25 Kasım 2009 Çarşamba

Gör Performansımı

Ne zamandır şiir koymamışız bloga. Böyle hayvan çocuğu gibi yazılar yazar olmuşuz. Muhtemelen hepinizin bildiği inanılmaz bir şiiri paylaşıyorum sizlerle. İnanılmaz bir aşk, inanılmaz bir serzeniş.


"Kaan Dobra'nın takıma yeni geldiği günlerdi aşkım
Off ne alakası var şimdi deyip

Dinlememezlik etme, dinle bi kere.

Kaan
Dobra takıma yeni gelmişti.
Yalan söylemiyim sanırım antep maçıydı.
Maç neredeyse bitmiş.
Skor kesindi..
Hoca maçın 89. dakikasında oyuna aldı
Kaan
Sahada herkes çok yorgundu.

Bi tek
Kaan, civelek gibi koşuyordu sağa sola.
Ben de dahil herkes güler gibi bakıyordu
Kaan'a.
Aa kerize bak aa enerjike bak diye.
Ama hoca beğendi
kaan'ın performansını
Diğer maçta daha çok yer verdi.

Bir diğer maçta daha bi çok.

Ve bugün
Kaan Dobra, Kaan Dobra'ysa
O 89. dakika yüzündendir.

Şimdi gelelim sadede.

Ben de ilişkimizi kurtarmak için
89. dakikada oyuna girmiş bir oyuncu gibi
Koşuyorum, çırpınıyorum.

Gör performansımı diye.
Sev beni diye..."


Umut Sarıkaya

23 Kasım 2009 Pazartesi

İçimden O Kadar Çok Konuşmak Geldi Ki, O Kadar Çok

Size de oluyor mu bilmiyorum. Bazen çok canım sıkılıyor böyle ama genel anlamda bir can sıkıntısı. Anlık bir şey değil, bir takım güzel olmayan şeyler oluyor mesela, sonra total can sıkıntısı işte hep. Bir süredir öyle oldu bana da. Beni bilenler bilirler, bilmeyenler için söylüyorum böyle durumlarda hayvan çocuğu gibi yatarım ben.

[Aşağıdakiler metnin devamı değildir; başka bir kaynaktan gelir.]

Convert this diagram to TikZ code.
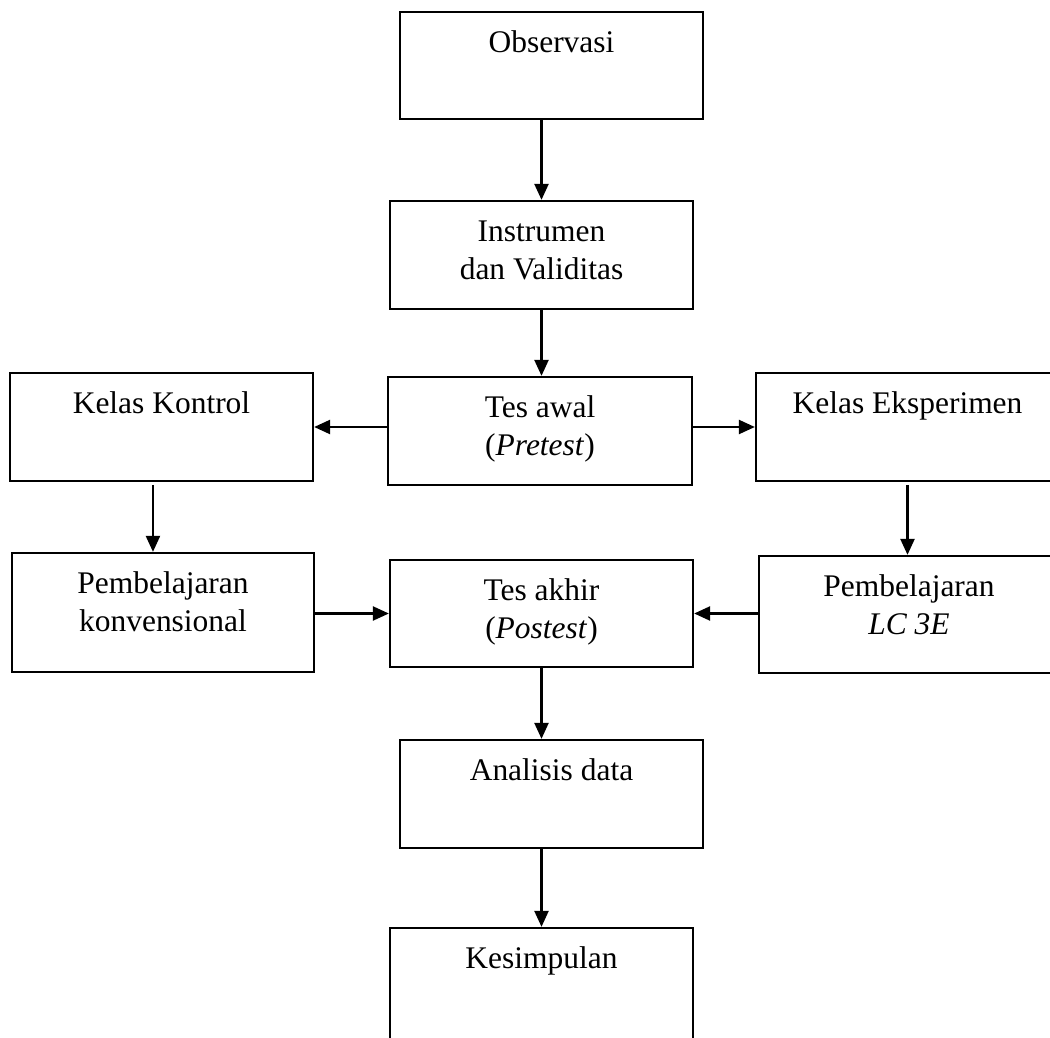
\documentclass[tikz,border=0pt]{standalone}
\usepackage{fontspec}
\setmainfont{Liberation Serif}
\usetikzlibrary{arrows.meta}
\tikzset{
  box/.style={draw=black, line width=1.7pt, rectangle, inner sep=0pt},
  lab/.style={inner sep=0pt, align=center, below=14pt,
    font=\fontsize{23.6}{28.5}\selectfont},
  arr/.style={line width=1.7pt, -{Triangle[length=12pt,width=10.5pt]}}
}
\newcommand{\st}{\rule{0pt}{17pt}}
\begin{document}
\begin{tikzpicture}[x=0.75pt,y=-0.75pt]
\clip (0,0) rectangle (1050,1038);
\fill[white] (0,0) rectangle (1050,1038);
\node[box, minimum width=303*0.75pt, minimum height=107*0.75pt,
  label={[lab]north:{\st Observasi}}] (obs) at (551.5,65.5) {};
\node[box, minimum width=303*0.75pt, minimum height=108*0.75pt,
  label={[lab]north:{\st Instrumen\\dan Validitas}}] (ins) at (541.5,255) {};
\node[box, minimum width=304*0.75pt, minimum height=108*0.75pt,
  label={[lab]north:{\st Tes awal\\(\textit{Pretest})}}] (pre) at (540,431) {};
\node[box, minimum width=303*0.75pt, minimum height=108*0.75pt,
  label={[lab]north:{\st Kelas Kontrol}}] (kon) at (161.5,427) {};
\node[box, minimum width=303*0.75pt, minimum height=108*0.75pt,
  label={[lab]north:{\st Kelas Eksperimen}}] (eks) at (907.5,427) {};
\node[box, minimum width=302*0.75pt, minimum height=119*0.75pt,
  label={[lab]north:{\st Pembelajaran\\konvensional}}] (konv) at (163,612.5) {};
\node[box, minimum width=303*0.75pt, minimum height=107*0.75pt,
  label={[lab]north:{\st Tes akhir\\(\textit{Postest})}}] (post) at (541.5,613.5) {};
\node[box, minimum width=300*0.75pt, minimum height=117*0.75pt,
  label={[lab]north:{\st Pembelajaran\\\textit{LC 3E}}}] (lc) at (909,614.5) {};
\node[box, minimum width=303*0.75pt, minimum height=108*0.75pt,
  label={[lab]north:{\st Analisis data}}] (ana) at (551.5,794) {};
\node[box, minimum width=303*0.75pt, minimum height=120*0.75pt,
  label={[lab]north:{\st Kesimpulan}}] (kes) at (541.5,988) {};

\draw[arr] (ins.north |- obs.south) -- (ins.north);
\draw[arr] (ins.south) -- (ins.south |- pre.north);
\draw[arr] (pre.west |- kon.east) -- (kon.east);
\draw[arr] (pre.east |- eks.west) -- (eks.west);
\draw[arr] ([xshift=-6.4pt,yshift=-2pt]kon.south) -- ([xshift=-6.4pt]kon.south |- konv.north);
\draw[arr] ([yshift=-2pt]eks.south) -- (eks.south |- lc.north);
\draw[arr] (konv.east |- post.west) -- (post.west);
\draw[arr] (lc.west |- post.east) -- (post.east);
\draw[arr] (post.south) -- (post.south |- ana.north);
\draw[arr] (ana.south -| kes.north) -- (kes.north);
\end{tikzpicture}
\end{document}
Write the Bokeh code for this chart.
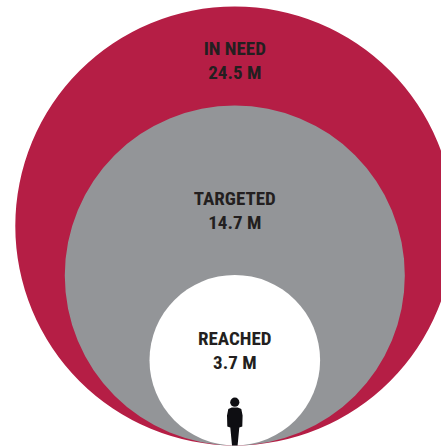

-sanatsal gibi resim, ama değil-

Bu aşırı durağanlık dönemimin hep sonbahar aylarına denk gelmesinden dem vurup, iklimler ve ruh hali konulu bir paragraf efendime söyleyeyim bir cümleler silsilesi yaratacaktım ama acayip üşendim dostlarım. Sonbaharın hüznüyle başlayan yazım; kışla beraber duraklama evresine girecek, ilkbaharla güzel bir çıkış yakalayıp, yaz mevsiminde zirvedeyken bitecekti. Tüm genç dimağlarımızın damağında biraz hüzünlü biraz orgazmik bir tat bırakacaktım ama açıkçası kim uğraşacak şimdi deyip vazgeçtim. Hem zaten Nuri Bilge Ceylan da filmini yapmış bunun "İklimler" diye, benim de burada yırtınmama ne gerek var. Gerçi pek diyalog yok mesela o filmde. Yazının buraya kadar olan kısmı filmdeki repliklerden fazladır mesela byte olarak. Ama adam fotoğrafçı işte, filmin kareleri falan ne biçim. Yoksa bir numarası yok gibi geldi filmin. Adam kadının ayak ucuna fındık atıyor sonra sevişiyorlar falan garip bir şeyler bir takım. Mevsimler var sonra öyle işte.

Neyse dostlarım giremedim ben bir türlü yazıya. Hani cep telefonunun şarjı biter ya mesela, ya da arabanın benzini bitebilir falan işte ne bileyim bilimum ansızın biten her şey gibi geçen gün evde otururken böyle, durup dururken motivasyonum bitti. O günden beri işte hayvan çocuğu gibi yatıyorum. Gün içerisinde sadece hayatta kalmak için efor sarfediyorum falan. Sordum soruşturdum "ne ayak lan böyle bir takım garip olaylar bende?" diye. "Depresyon" diyolla. Ulan insanoğlu da ne acaip, canın sıkıldı mı depresyon oluyor hemen o. "Canım sıkıldı" desen kimse sallamaz seni, depresyon demek daha şık gibi mesela. "Hayatta onulmaz dertlerim var" demek gibi. "Bir takım duyarlılıklarım, hassaslıklarım var" demek gibi. Ne gerek var. Arada bi canı sıkılır insanın. Olur öyle.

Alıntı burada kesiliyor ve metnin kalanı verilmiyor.